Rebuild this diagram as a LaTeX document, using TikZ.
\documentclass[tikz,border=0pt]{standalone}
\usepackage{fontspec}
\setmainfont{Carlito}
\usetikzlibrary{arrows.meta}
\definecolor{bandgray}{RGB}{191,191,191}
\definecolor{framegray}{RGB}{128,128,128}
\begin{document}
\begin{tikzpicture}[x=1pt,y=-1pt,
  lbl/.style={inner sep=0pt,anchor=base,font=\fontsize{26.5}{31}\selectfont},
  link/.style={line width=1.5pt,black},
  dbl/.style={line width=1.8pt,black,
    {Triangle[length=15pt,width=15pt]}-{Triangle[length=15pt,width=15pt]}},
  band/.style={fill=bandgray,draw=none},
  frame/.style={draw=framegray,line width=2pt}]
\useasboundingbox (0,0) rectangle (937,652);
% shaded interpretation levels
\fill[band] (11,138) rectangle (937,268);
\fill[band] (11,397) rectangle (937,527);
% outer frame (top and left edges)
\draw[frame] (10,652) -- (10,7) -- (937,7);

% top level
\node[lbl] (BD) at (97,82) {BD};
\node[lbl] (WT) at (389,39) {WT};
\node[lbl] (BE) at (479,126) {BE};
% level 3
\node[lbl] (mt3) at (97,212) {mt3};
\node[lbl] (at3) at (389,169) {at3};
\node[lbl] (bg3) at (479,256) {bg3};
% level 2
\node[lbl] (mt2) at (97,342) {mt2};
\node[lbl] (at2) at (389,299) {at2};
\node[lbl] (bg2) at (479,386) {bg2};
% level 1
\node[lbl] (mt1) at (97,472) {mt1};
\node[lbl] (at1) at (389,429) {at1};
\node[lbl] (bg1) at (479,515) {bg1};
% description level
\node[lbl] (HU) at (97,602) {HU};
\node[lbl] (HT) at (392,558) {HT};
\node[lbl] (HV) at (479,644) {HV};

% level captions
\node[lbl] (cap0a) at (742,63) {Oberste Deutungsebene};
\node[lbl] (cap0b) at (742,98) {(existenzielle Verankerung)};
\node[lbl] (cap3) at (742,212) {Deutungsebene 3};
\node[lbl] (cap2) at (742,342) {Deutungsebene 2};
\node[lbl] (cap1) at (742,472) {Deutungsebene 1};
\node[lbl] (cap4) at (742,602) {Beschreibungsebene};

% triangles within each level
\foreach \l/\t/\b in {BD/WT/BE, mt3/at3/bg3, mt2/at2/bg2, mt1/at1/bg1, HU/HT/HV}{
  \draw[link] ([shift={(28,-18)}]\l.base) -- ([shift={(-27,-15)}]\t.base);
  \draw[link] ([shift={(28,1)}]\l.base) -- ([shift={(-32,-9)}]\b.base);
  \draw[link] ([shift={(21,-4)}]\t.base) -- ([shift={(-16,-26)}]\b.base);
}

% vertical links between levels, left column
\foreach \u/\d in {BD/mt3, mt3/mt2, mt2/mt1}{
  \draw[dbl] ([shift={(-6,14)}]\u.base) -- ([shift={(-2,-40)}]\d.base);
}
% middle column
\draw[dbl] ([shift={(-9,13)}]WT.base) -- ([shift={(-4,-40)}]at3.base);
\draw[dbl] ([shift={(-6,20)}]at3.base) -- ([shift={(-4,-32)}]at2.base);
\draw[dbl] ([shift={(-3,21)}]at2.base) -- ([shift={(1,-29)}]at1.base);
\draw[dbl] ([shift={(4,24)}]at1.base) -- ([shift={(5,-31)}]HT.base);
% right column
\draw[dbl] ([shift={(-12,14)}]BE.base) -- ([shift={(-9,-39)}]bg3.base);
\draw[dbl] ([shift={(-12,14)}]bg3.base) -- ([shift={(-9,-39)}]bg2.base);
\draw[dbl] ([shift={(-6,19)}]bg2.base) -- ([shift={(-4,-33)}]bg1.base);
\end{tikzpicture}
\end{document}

» REQUIREMENTS: Set down the lines above as they stand, starting with the first line and ending with the line that contains "(10,7) -- (937,7);".

» COMPLETED TASK:
Rebuild this diagram as a LaTeX document, using TikZ.
\documentclass[tikz,border=0pt]{standalone}
\usepackage{fontspec}
\setmainfont{Carlito}
\usetikzlibrary{arrows.meta}
\definecolor{bandgray}{RGB}{191,191,191}
\definecolor{framegray}{RGB}{128,128,128}
\begin{document}
\begin{tikzpicture}[x=1pt,y=-1pt,
  lbl/.style={inner sep=0pt,anchor=base,font=\fontsize{26.5}{31}\selectfont},
  link/.style={line width=1.5pt,black},
  dbl/.style={line width=1.8pt,black,
    {Triangle[length=15pt,width=15pt]}-{Triangle[length=15pt,width=15pt]}},
  band/.style={fill=bandgray,draw=none},
  frame/.style={draw=framegray,line width=2pt}]
\useasboundingbox (0,0) rectangle (937,652);
% shaded interpretation levels
\fill[band] (11,138) rectangle (937,268);
\fill[band] (11,397) rectangle (937,527);
% outer frame (top and left edges)
\draw[frame] (10,652) -- (10,7) -- (937,7);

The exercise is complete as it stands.